Records to use:
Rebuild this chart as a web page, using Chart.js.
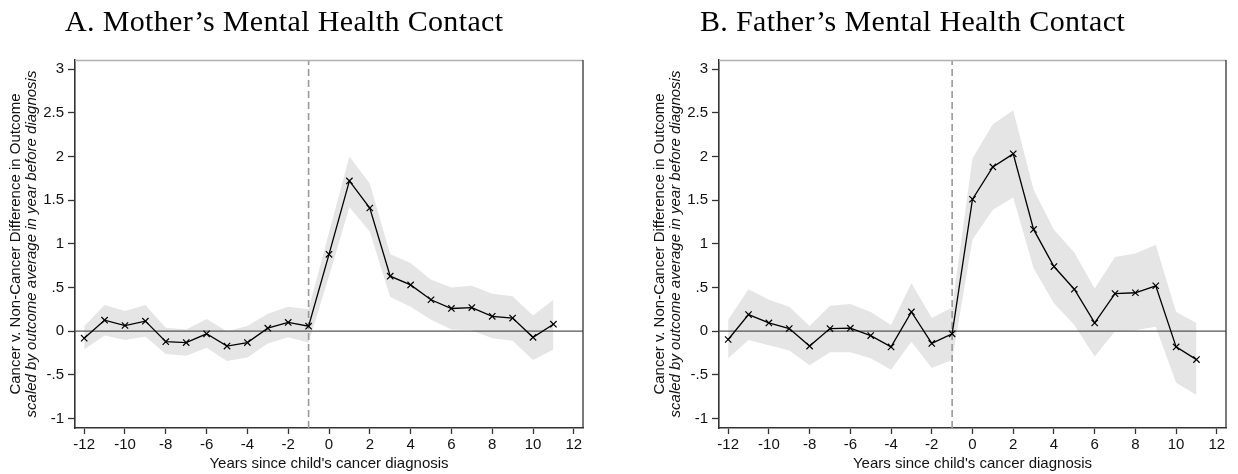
* * *
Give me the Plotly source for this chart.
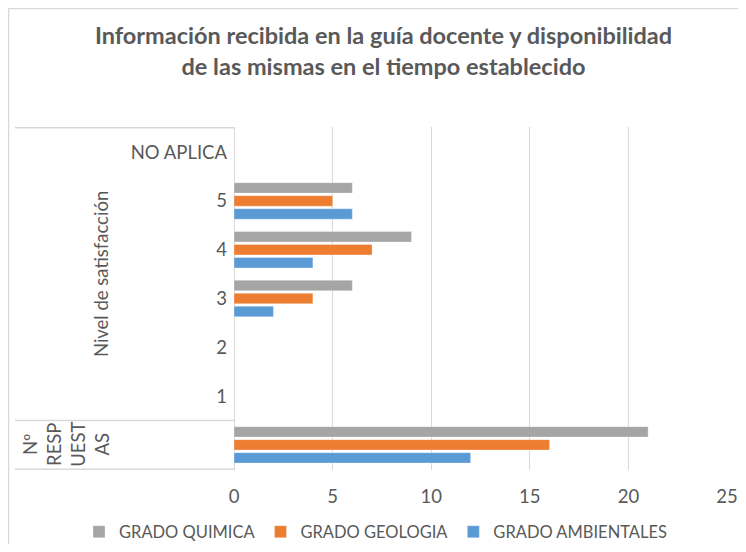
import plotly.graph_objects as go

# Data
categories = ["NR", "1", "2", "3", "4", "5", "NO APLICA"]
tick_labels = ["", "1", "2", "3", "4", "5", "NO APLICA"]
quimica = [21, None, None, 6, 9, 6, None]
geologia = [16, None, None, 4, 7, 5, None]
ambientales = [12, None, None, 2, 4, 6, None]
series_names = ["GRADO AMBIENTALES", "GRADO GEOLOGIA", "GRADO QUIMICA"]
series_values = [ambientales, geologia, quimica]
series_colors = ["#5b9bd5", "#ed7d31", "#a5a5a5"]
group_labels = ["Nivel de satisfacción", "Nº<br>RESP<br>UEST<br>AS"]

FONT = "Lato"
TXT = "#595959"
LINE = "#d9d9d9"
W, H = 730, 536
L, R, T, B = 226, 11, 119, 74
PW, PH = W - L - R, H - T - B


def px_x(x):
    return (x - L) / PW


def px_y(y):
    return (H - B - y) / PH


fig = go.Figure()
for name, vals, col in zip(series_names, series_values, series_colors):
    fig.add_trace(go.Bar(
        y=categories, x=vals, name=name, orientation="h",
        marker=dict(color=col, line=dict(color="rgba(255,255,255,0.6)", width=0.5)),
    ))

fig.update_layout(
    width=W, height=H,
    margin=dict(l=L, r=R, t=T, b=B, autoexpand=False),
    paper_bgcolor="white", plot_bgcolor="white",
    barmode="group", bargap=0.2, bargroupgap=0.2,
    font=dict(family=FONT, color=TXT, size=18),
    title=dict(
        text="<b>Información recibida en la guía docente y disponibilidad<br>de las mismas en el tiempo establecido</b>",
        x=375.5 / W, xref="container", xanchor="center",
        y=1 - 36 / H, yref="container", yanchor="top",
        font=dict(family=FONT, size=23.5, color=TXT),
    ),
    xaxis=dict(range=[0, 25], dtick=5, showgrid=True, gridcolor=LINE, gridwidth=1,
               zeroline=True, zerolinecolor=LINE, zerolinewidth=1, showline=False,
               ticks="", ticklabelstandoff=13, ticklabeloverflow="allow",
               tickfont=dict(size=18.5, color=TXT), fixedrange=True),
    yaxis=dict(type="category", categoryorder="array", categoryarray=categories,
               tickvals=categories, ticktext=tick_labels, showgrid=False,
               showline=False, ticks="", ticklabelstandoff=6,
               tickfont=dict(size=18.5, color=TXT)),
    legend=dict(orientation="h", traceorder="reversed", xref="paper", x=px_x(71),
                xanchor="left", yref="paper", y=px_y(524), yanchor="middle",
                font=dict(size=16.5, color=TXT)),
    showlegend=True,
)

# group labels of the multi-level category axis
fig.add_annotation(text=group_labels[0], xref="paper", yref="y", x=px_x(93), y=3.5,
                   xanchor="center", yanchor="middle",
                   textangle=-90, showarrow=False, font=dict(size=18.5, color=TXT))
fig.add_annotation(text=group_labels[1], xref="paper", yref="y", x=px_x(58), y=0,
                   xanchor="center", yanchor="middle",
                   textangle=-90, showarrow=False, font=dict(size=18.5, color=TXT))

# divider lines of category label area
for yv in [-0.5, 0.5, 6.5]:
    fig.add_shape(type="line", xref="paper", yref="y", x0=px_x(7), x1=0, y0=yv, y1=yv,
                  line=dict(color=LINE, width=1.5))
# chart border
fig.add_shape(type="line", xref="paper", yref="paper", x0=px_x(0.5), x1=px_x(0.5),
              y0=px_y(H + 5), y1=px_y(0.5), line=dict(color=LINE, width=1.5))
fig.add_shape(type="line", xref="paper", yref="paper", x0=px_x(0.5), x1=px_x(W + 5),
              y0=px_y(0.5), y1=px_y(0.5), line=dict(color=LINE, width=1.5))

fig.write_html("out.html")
...
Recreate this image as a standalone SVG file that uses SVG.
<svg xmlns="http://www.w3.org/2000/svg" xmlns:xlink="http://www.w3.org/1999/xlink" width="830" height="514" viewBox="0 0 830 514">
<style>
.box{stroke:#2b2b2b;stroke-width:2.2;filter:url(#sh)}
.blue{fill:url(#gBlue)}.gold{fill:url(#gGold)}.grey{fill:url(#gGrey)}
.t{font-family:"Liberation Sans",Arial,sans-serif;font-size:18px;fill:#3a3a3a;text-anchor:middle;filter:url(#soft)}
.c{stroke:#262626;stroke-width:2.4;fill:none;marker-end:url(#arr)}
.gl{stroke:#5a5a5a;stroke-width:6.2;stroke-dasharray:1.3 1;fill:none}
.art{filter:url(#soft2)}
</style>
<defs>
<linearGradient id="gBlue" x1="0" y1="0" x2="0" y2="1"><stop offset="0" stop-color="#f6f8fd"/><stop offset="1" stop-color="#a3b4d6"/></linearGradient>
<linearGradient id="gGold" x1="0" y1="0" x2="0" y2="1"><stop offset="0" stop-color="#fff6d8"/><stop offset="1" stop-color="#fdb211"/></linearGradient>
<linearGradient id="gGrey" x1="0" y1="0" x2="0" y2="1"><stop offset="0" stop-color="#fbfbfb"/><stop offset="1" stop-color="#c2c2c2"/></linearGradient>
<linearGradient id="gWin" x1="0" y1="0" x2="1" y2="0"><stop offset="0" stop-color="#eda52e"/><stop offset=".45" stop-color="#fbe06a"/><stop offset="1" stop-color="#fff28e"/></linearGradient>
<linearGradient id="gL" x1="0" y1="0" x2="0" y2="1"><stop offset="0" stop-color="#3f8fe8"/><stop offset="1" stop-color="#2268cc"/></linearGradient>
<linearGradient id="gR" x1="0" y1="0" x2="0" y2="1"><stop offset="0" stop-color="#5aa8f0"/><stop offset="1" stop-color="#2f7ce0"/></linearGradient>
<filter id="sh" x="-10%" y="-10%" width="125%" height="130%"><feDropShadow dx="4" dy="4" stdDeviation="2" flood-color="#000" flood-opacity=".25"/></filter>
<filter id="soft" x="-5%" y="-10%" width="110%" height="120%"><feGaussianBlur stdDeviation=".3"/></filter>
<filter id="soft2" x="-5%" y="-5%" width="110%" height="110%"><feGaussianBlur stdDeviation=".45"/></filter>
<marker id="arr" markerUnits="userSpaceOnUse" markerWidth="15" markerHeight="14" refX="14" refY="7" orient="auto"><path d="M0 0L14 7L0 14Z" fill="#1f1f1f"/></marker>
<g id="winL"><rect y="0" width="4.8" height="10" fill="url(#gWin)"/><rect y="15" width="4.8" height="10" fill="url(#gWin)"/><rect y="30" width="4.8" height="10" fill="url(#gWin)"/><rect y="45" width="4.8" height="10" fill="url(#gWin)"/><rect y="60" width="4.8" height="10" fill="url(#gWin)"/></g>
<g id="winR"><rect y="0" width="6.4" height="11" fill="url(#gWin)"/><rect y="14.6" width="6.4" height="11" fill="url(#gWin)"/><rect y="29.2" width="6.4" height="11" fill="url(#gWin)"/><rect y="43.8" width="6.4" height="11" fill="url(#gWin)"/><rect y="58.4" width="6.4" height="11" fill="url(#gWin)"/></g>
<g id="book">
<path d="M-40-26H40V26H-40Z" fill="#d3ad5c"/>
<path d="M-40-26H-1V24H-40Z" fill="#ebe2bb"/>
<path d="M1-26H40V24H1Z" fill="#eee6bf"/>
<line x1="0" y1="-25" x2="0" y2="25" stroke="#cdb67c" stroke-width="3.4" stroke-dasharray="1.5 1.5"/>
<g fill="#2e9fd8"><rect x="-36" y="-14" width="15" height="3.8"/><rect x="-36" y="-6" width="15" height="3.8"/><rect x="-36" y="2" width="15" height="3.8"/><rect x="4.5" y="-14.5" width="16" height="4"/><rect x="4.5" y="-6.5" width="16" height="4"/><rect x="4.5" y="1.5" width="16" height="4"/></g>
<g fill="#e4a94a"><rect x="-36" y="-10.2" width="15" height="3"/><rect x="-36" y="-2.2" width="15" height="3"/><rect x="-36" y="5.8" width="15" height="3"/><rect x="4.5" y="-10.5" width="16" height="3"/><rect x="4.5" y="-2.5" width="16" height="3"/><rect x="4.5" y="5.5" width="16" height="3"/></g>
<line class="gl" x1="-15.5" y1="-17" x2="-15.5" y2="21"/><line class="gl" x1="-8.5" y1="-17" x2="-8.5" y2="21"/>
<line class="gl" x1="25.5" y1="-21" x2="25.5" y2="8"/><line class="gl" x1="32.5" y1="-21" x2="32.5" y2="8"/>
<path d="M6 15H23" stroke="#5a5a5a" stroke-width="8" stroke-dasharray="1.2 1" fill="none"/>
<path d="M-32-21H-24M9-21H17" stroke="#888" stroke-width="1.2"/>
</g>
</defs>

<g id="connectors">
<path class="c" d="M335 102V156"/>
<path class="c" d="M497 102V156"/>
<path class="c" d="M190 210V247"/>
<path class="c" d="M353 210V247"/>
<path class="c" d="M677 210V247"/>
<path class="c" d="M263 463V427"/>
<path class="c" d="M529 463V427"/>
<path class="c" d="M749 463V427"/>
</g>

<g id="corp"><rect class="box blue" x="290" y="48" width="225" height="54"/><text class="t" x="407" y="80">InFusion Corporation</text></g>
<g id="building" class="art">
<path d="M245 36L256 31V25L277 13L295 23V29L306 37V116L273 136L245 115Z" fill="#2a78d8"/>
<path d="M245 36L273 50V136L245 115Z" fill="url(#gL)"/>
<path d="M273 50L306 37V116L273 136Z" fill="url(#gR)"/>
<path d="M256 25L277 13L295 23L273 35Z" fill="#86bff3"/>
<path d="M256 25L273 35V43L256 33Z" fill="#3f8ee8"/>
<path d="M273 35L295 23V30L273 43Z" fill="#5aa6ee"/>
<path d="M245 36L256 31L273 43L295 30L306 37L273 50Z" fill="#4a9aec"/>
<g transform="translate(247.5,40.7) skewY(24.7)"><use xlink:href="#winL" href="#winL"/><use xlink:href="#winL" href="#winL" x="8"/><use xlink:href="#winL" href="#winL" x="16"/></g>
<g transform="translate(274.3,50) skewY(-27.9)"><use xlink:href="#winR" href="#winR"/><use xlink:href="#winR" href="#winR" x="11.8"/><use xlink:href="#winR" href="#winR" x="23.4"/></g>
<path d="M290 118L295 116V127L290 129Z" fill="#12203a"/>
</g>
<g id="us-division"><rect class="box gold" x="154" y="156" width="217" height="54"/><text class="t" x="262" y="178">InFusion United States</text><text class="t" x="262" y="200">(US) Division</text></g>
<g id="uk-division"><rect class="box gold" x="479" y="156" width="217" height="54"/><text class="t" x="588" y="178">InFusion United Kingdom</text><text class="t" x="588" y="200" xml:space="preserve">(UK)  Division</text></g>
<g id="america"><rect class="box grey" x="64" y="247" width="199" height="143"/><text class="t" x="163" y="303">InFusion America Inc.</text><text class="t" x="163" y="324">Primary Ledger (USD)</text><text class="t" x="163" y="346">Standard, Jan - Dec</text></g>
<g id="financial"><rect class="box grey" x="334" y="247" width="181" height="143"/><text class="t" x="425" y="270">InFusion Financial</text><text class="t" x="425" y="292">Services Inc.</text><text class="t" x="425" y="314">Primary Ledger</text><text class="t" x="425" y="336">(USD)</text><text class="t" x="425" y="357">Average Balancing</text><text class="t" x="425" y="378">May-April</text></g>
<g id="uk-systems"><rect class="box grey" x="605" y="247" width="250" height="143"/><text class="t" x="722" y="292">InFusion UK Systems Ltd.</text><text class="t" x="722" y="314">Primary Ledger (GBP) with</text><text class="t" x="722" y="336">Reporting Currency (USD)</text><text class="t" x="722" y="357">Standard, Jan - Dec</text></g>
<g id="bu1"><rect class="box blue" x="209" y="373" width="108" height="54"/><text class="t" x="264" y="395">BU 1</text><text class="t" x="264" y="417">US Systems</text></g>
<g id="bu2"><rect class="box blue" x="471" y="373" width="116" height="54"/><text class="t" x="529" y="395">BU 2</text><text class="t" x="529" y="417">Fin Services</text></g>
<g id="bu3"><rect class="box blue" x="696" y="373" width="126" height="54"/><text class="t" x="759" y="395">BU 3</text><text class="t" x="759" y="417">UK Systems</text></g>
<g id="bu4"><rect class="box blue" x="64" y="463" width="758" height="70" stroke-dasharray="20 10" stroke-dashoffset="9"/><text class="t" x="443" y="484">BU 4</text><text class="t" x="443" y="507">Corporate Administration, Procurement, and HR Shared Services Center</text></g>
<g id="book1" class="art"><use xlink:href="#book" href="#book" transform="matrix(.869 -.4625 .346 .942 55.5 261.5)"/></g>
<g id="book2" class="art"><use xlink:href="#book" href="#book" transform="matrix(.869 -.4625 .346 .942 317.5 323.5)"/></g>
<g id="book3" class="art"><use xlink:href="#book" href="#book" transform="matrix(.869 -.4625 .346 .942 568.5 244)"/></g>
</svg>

Exercise brief: From the data, pick out every line that includes "this".

Task answer:
Rebuild this chart as a web page, using Chart.js.
Give me the Plotly source for this chart.
Recreate this image as a standalone SVG file that uses SVG.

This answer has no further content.